US Postal worker found dead in California after delivering mail in extreme heat, family says

A longtime U.S. Postal worker was found dead in her truck on Friday after delivering mail when temperatures reached nearly 120 degrees in Southern California, her family said.

Peggy Frank, 63, was found unresponsive in her truck around 3 p.m. in Woodland Hills, FOX11 reported. Paramedics arrived at the scene and pronounced the grandmother dead after several attempts to revive her.

The exact cause of death was not released, but Frank’s family believes heat exhaustion may have led to her passing. Friday was Frank’s first day back on the job after she was placed on medical leave for a broken ankle, her family said.

Frank had been working for the U.S. Postal Service for 28 years.

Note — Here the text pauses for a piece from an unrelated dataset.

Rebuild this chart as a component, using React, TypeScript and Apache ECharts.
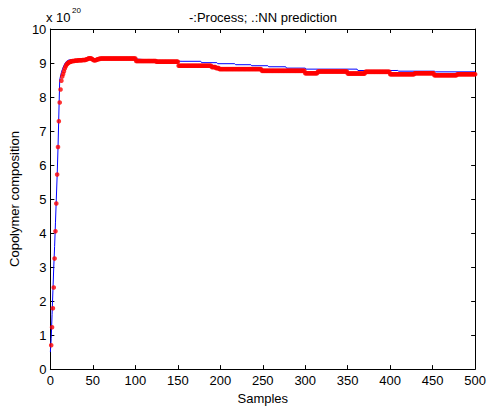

"She loved what she did because she loved the people...I don't think they realize what kind of job that it is....it is not an easy job," Frank's sister, Lynn, told FOX11. "She was a type of person where she wanted to do it right and she wanted to do a good job.”

Robert Tipton, a neighbor of Frank, said the sweltering heat the day Frank died was like “a wall” hitting him. Temperatures hit 117 degrees in the Woodland Hills area on Friday.

"It was almost 120 degrees outside — when I came out it was just a wall of heat just hitting you," Tipton said. "It's one of the hottest days I've ever experienced out here in the valley.”

Frank reportedly had previous health issues. Her son said his mother suffered a heatstroke last May.

“Safety is our top priority for all our employees," a spokeswoman for the U.S. Postal Service told the Los Angeles Daily News in a statement. The Postal Service strives to ensure that they have the tools and training to do so safely.”

Frank’s sister said the U.S. Postal Service needs to change its system during hot days to prevent another death.

"I want them to realize what it's like and they need to do something," Lynn said.